Of the retailers contacted by the Sunday Herald who would be affected by a ban - those with shop floors more than 280sqm, about double the size of a tennis court - none showed any enthusiasm for opening on Christmas Day.

Supermarkets did, however show an interest in having a choice about New Year's Day, with one spokesman observing: "I bet you this year will be the same as last year: that on the 26th and on the 1st there will be lots of really narked customers standing outside peering in, wondering why they can't get in. It happens every year. They'll chap the door and ask the cleaners and security staff why we aren't open."

Tesco's submission to parliament ahead of last week's vote was also indicative of the way supermarkets view any future legislation. Disagreeing with the bill's definition of 280sqm as a big shop, the supermarket giant claimed a large store these days is in fact 25,000 sqft (2300 sqm), otherwise "we will not have a full range of products available for our customers".

A spokeswoman for Debenhams defended the company's decision to open 10 stores, from Inverness to Ayr, for seven hours on January 1, 2007, but refused to provide an employee to be interviewed about how they feel about working on New Year's Day.

She said: "Debenhams opens on January 1 due to customer demand. This is a voluntary working day for all staff and we never have a problem getting enough people to work on this day."

These claims were confirmed by sources who told the Sunday Herald that there are often too many staff willing to work on January 1, and that in years past Debenhams has been quiet on New Year's Day, despite the lure of the sales.

Yet Usdaw, the shop workers' union that worked closely with Whitefield to bring forward her bill, insists their 36,000 Scottish members are in favour of the legislation. One of them is Jackie Martin, who says: "There's no amount of money you could pay me to work either day."

Martin, who did not wish to reveal where she lives or works, adds: "It's mayhem in the run-up to Christmas, you'd think we were feeding the five thousand. You work through your breaks half the time because there is so much to do, you don't take a lunch break. At the same time you are trying to organise your own Christmas, get your own family organised and get presents for them.

"I want to be able to protect those days as a special time that I know I will spend with my family. It really annoys me that we don't have that protection already."

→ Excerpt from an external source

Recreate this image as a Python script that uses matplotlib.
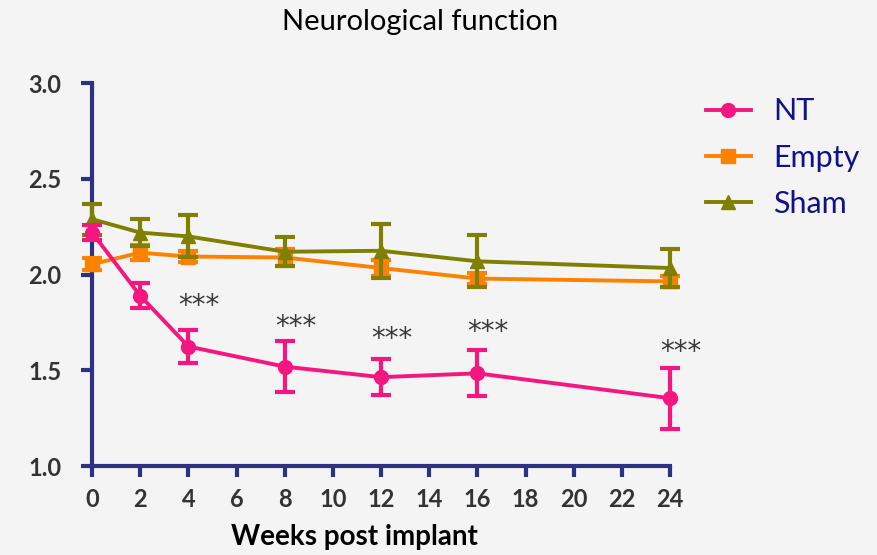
import numpy as np
import matplotlib.pyplot as plt

weeks = [0, 2, 4, 8, 12, 16, 24]

nt_mean = [2.22, 1.89, 1.625, 1.52, 1.465, 1.485, 1.355]
nt_err = [0.04, 0.065, 0.085, 0.135, 0.095, 0.12, 0.16]

empty_mean = [2.055, 2.115, 2.095, 2.09, 2.035, 1.98, 1.965]
empty_err = [0.03, 0.04, 0.03, 0.045, 0.04, 0.03, 0.03]

sham_mean = [2.29, 2.22, 2.2, 2.12, 2.125, 2.07, 2.035]
sham_err = [0.08, 0.07, 0.11, 0.075, 0.14, 0.135, 0.1]

star_weeks = [4, 8, 12, 16, 24]
star_y = [1.87, 1.76, 1.70, 1.735, 1.63]

navy = "#2e3181"
c_nt = "#f5167f"
c_empty = "#ff8100"
c_sham = "#7f7f00"

plt.rcParams["font.family"] = ["Lato", "DejaVu Sans"]

fig = plt.figure(figsize=(8.77, 5.55), dpi=100)
fig.patch.set_facecolor("#f4f4f4")
ax = fig.add_axes([0.105, 0.16, 0.659, 0.69])
ax.set_facecolor("none")

common = dict(lw=2.8, elinewidth=3, capsize=7, capthick=3, clip_on=False)
ax.errorbar(weeks, empty_mean, yerr=empty_err, color=c_empty, marker="s",
            ms=10, label="Empty", zorder=3, **common)
ax.errorbar(weeks, sham_mean, yerr=sham_err, color=c_sham, marker="^",
            ms=10, label="Sham", zorder=4, **common)
ax.errorbar(weeks, nt_mean, yerr=nt_err, color=c_nt, marker="o",
            ms=10, label="NT", zorder=5, **common)

# significance marks, lowered a bit since the glyph sits high in its box
for w, y in zip(star_weeks, star_y):
    ax.text(w + 0.45, y - 0.035, "***", ha="center", va="center", fontsize=20,
            color="#3a3a3a", family="DejaVu Sans")

ax.set_xlim(0, 24)
ax.set_ylim(1, 3)
ax.set_xticks(np.arange(0, 25, 2))
ax.set_yticks([1.0, 1.5, 2.0, 2.5, 3.0])
ax.set_yticklabels(["1.0", "1.5", "2.0", "2.5", "3.0"])

for s in ["top", "right"]:
    ax.spines[s].set_visible(False)
for s in ["left", "bottom"]:
    ax.spines[s].set_color(navy)
    ax.spines[s].set_linewidth(3)
ax.tick_params(colors=navy, width=3, length=8, direction="out")
ax.tick_params(labelcolor="#333333", labelsize=17)
for lab in ax.get_xticklabels() + ax.get_yticklabels():
    lab.set_fontweight("bold")
ax.tick_params(axis="y", pad=14)
ax.tick_params(axis="x", pad=8)

fig.text(0.404, 0.032, "Weeks post implant", ha="center", va="center",
         fontsize=20, fontweight="bold", color="black")
fig.text(0.4795, 0.96, "Neurological function", ha="center", va="center",
         fontsize=21, color="black")

handles, labels = ax.get_legend_handles_labels()
order = [2, 0, 1]
handles = [h[0] for h in handles]
leg = ax.legend([handles[i] for i in order], [labels[i] for i in order],
                loc="upper left", bbox_to_anchor=(1.015, 1.035), frameon=False,
                fontsize=22, handlelength=1.45, labelspacing=0.6,
                handletextpad=0.75)
for t in leg.get_texts():
    t.set_color("#11118a")

fig.savefig("out.png", dpi=100, facecolor=fig.get_facecolor())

Another Usdaw member, Barry Robertson from Armadale, is looking forward to the "hectic" festive season being over and spending a first Christmas with his wife and baby son as a family. "If employers pushed the New Year's Day opening, there would be an outcry in Scotland. We aren't robots. There is a class issue going on here: the Tories didn't support the bill. But it's the workers who are on the receiving end of that. I'd like to know if those MSPs who voted against the bill would be willing to come and work in parliament at Christmas time."

Whitefield said she had no plans to extend her mission to protect Christmas to other industries such as hospitality or entertainment. She also argued that if shops are widely open when they are normally closed, then public services have to be on duty as well.

David Williams, political officer for Usdaw, says the "snowball effect" will be amplified in years to come if Whitefield's bill fails next year. "There is a larger community under threat that makes us want to push forward with this, it will have a big knock-on effect.

"Our members learned their lesson over Sunday trading. When that started there were promises of extra money, but that was eroded over time. They are promising treble time to work on New Year's Day for 2007 but that cannot be sustained. It's unaffordable. And retail workers will pay the price for it."